The five-member board on Monday declined to assert jurisdiction in the case and did not decide if the players were employees under the National Labor Relations Act, saying that doing so for a single institution “would not promote stability in labor relations,” according to the 19-page ruling.

The decision overturns a landmark March 2014 ruling by a NLRB regional director in Chicago that scholarship football players at Evanston, Illinois-based Northwestern were indeed employees of the university and could decide whether to unionize.

Though the NLRB emphasized in a statement Monday that the decision applies only to the Northwestern players in the case and “does not preclude reconsideration of this issue in the future,” there is no potential for an appeal, and legal experts don't anticipate further action.

“This is really now a dead issue,” said James Sconzo, a shareholder at law firm Carlton Fields Jorden Burt in Hartford, Connecticut, adding that the decision wasn't surprising.

“Theoretically, public university students could try to make a similar argument at various state levels,” Mr. Sconzo said, “but I don't see that gaining any traction, so I think we've seen the end of this argument.”

“I think they made it fairly clear that they are unlikely to come to a different conclusion with a one-off case involving a private college or university,” said Brad Livingston, Chicago-based partner with Seyfarth Shaw L.L.P.

Mr. Livingston said it's “conceivable” that multiple private schools could band together to file a petition, but then there's the question of how they would claim commonality and if they could be seen as having a single employer.

“The NLRB was very clear to leave the door open, but I don't see anything in the near term that would change the result,” he said.

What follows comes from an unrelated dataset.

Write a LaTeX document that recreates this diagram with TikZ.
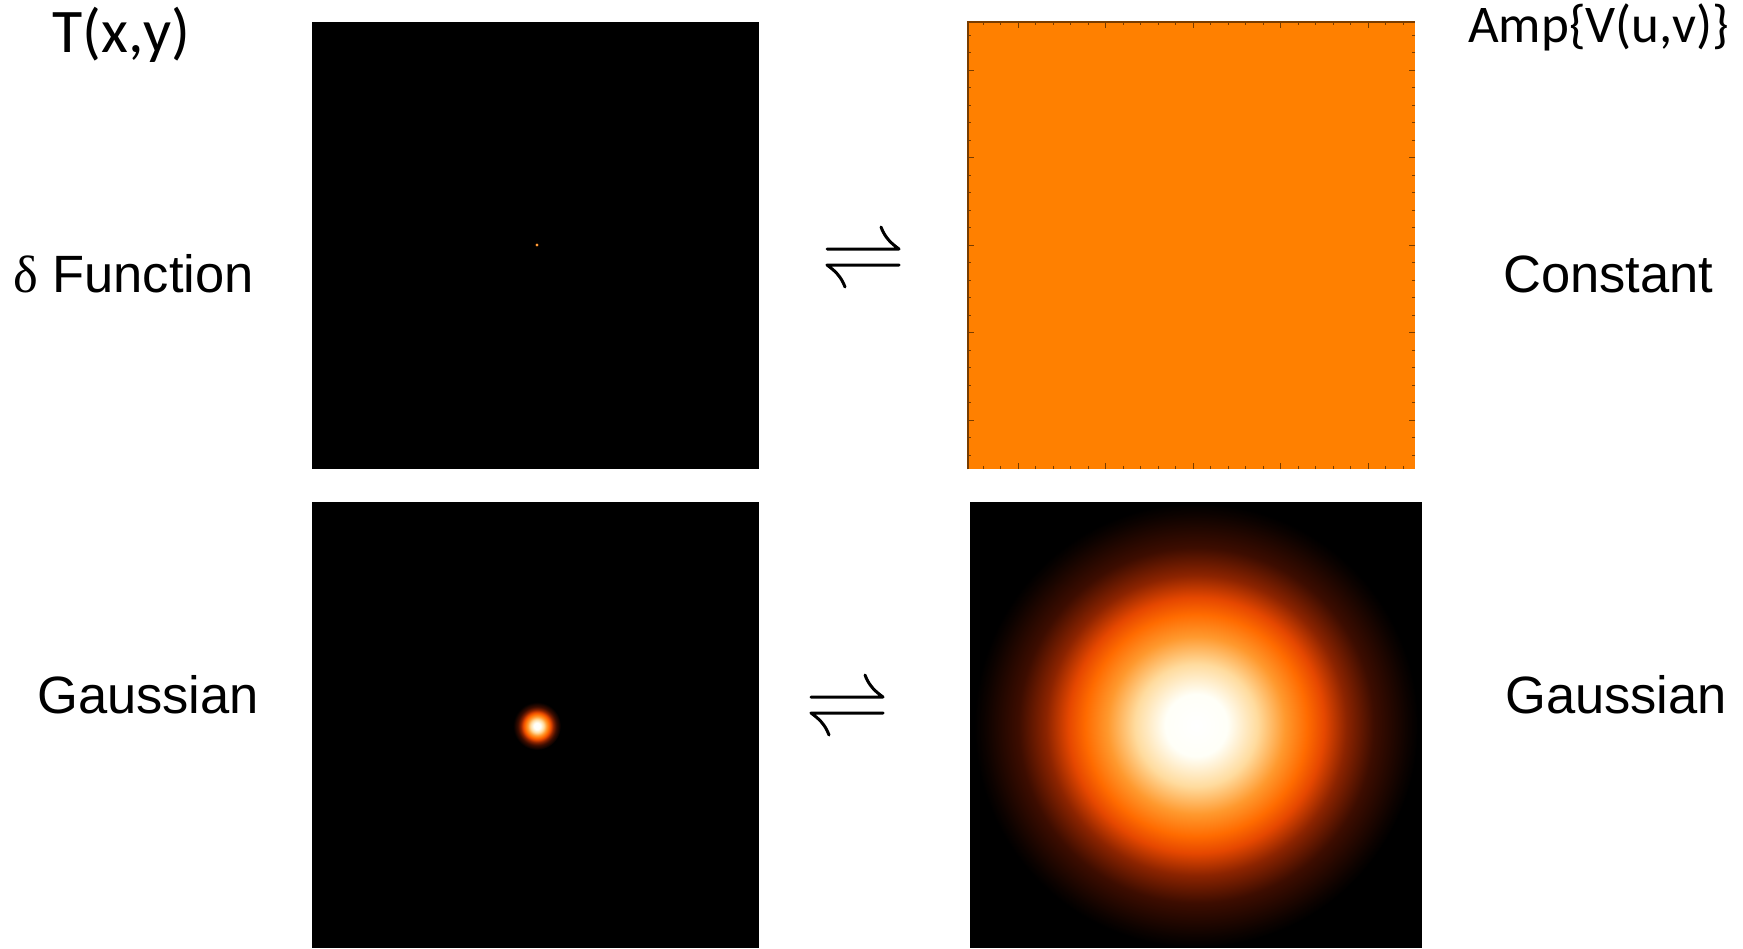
\documentclass[tikz,border=0pt]{standalone}
\usepackage{fontspec}
\setmainfont{Liberation Sans}
\newfontfamily\calibrifont{Carlito}
\newfontfamily\symbolfont{Liberation Serif}
\definecolor{ampOrange}{RGB}{255,128,0}
\definecolor{tickBrown}{RGB}{120,60,0}
% hot colour map for the Gaussian blobs
\pgfdeclareradialshading{hotgauss}{\pgfpoint{0bp}{0bp}}{%
  rgb(0bp)=(1,1,1);
  rgb(3.5bp)=(1,1,0.97);
  rgb(6.9bp)=(1,0.86,0.62);
  rgb(10bp)=(1,0.6,0.18);
  rgb(12.5bp)=(1,0.42,0);
  rgb(14.4bp)=(0.9,0.28,0);
  rgb(16.9bp)=(0.55,0.14,0);
  rgb(20bp)=(0.24,0.05,0);
  rgb(23.8bp)=(0.05,0.01,0);
  rgb(25bp)=(0,0,0);
  rgb(50bp)=(0,0,0)}
\begin{document}
\begin{tikzpicture}[x=1pt, y=-1pt,
    textlabel/.style={inner sep=0pt, anchor=base west, font=\fontsize{52.5}{60}\selectfont},
    axislabel/.style={inner sep=0pt, anchor=base west},
    imgpanel/.style={draw=none, inner sep=0pt, minimum width=447pt, minimum height=447pt, anchor=north west},
    harp/.style={line width=3pt, line cap=round, line join=round},
    axtick/.style={draw=tickBrown, line width=0.8pt}]
    \useasboundingbox (0,0) rectangle (1743,948);

    % Place the image panels
    \node[imgpanel, fill=black] (deltaimg) at (312,22) {};
    \node[imgpanel, fill=ampOrange] (constimg) at (968,22) {};
    \node[imgpanel, fill=black, minimum height=446pt] (gaussimg) at (312,502) {};
    \node[imgpanel, fill=black, minimum width=452pt, minimum height=446pt] (gaussvis) at (970,502) {};

    % Delta function point
    \coordinate (deltapt) at (537,245);
    \fill[ampOrange] (deltapt) circle[radius=1.6pt];
    \fill[white] (deltapt) circle[radius=0.7pt];

    % Gaussian blobs
    \coordinate (smallgauss) at (537,726);
    \shade[shading=hotgauss] (smallgauss) circle[radius=24pt];
    \shade[shading=hotgauss] (gaussvis.center) circle[radius=222pt];

    % Ticks of the constant panel
    \draw[draw=tickBrown, line width=1.2pt] (constimg.south west) -- (constimg.north west) -- (constimg.north east);
    \foreach \k in {0,...,24} {
        \pgfmathsetmacro\tx{983+17.5*\k}
        \pgfmathsetmacro\ty{35+17.5*\k}
        \pgfmathsetmacro\tl{ifthenelse(mod(\k,5)==2,6,3)}
        \draw[axtick] (\tx,22) -- ++(0,\tl);
        \draw[axtick] (\tx,469) -- ++(0,-\tl);
        \draw[axtick] (968,\ty) -- ++(\tl,0);
        \draw[axtick] (1415,\ty) -- ++(-\tl,0);
    }

    % Draw the harpoons
    \begin{scope}[shift={(863,257)}]
        \draw[harp] (-36,-8) -- (36,-8) .. controls (29,-13) and (22,-19) .. (18,-30);
        \draw[harp] (36,8) -- (-36,8) .. controls (-29,13) and (-22,19) .. (-18,30);
    \end{scope}
    \begin{scope}[shift={(847,705)}]
        \draw[harp] (-36,-8) -- (36,-8) .. controls (29,-13) and (22,-19) .. (18,-30);
        \draw[harp] (36,8) -- (-36,8) .. controls (-29,13) and (-22,19) .. (-18,30);
    \end{scope}

    % Add the labels
    \node[axislabel, font=\calibrifont\fontsize{62}{70}\selectfont] (tlabel) at (52,52) {T(x,y)};
    \node[axislabel, font=\calibrifont\fontsize{53}{60}\selectfont] (amplabel) at (1468,42) {Amp\{V(u,v)\}};
    \node[textlabel] (deltalabel) at (13,292) {{\symbolfont δ} Function};
    \node[textlabel] (gausslabel) at (37,713) {Gaussian};
    \node[textlabel] (constlabel) at (1503,292) {Constant};
    \node[textlabel] (visgausslabel) at (1505,713) {Gaussian};
\end{tikzpicture}
\end{document}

Had the NLRB granted Northwestern's scholarship players the right to bargain collectively as a union, the implications for employee benefits and workers compensation would have been significant.

The players “would have been entitled to the full panoply of employee benefits that were provided to similar employees at the university,” Mr. Sconzo said. That could include the retirement plan, health plan, disability plan, unemployment benefits and workers comp, he said.

The case began in January 2014, when 85 Northwestern grant-in-aid scholarship football players filed a petition seeking the right to form a union. Northwestern University protested, arguing that the players are temporary employees who are not eligible for collective bargaining.

And in March 2014, NLRB Regional Director Peter Sung Ohr ruled the scholarship players were employees and could vote to unionize. The ruling directed the players to hold a secret ballot election to determine whether they would be represented under the College Athletes Players Association.

Those ballots, which were impounded pending Monday's ruling, will not be counted and will be destroyed, according to an NLRB spokeswoman.

In a statement Monday, Ramogi Huma, president of the College Athletes Players Association, said the decision is “not a loss, but it is a loss of time. It delays players securing the leverage they need to protect themselves from traumatic brain injury, sports-related medical expenses, and other gaps in protections.”

Meanwhile the National Collegiate Athletic Association called the decision “appropriate” in a separate statement released Monday.

“This ruling allows us to continue to make progress for the college athlete without risking the instability to college sports that the NLRB recognized might occur under the labor petition,” the NCAA said.

In another statement, Northwestern said Monday it applauds the players for bringing attention to various issues, but “unionization and collective bargaining are not the appropriate methods to address the concerns.”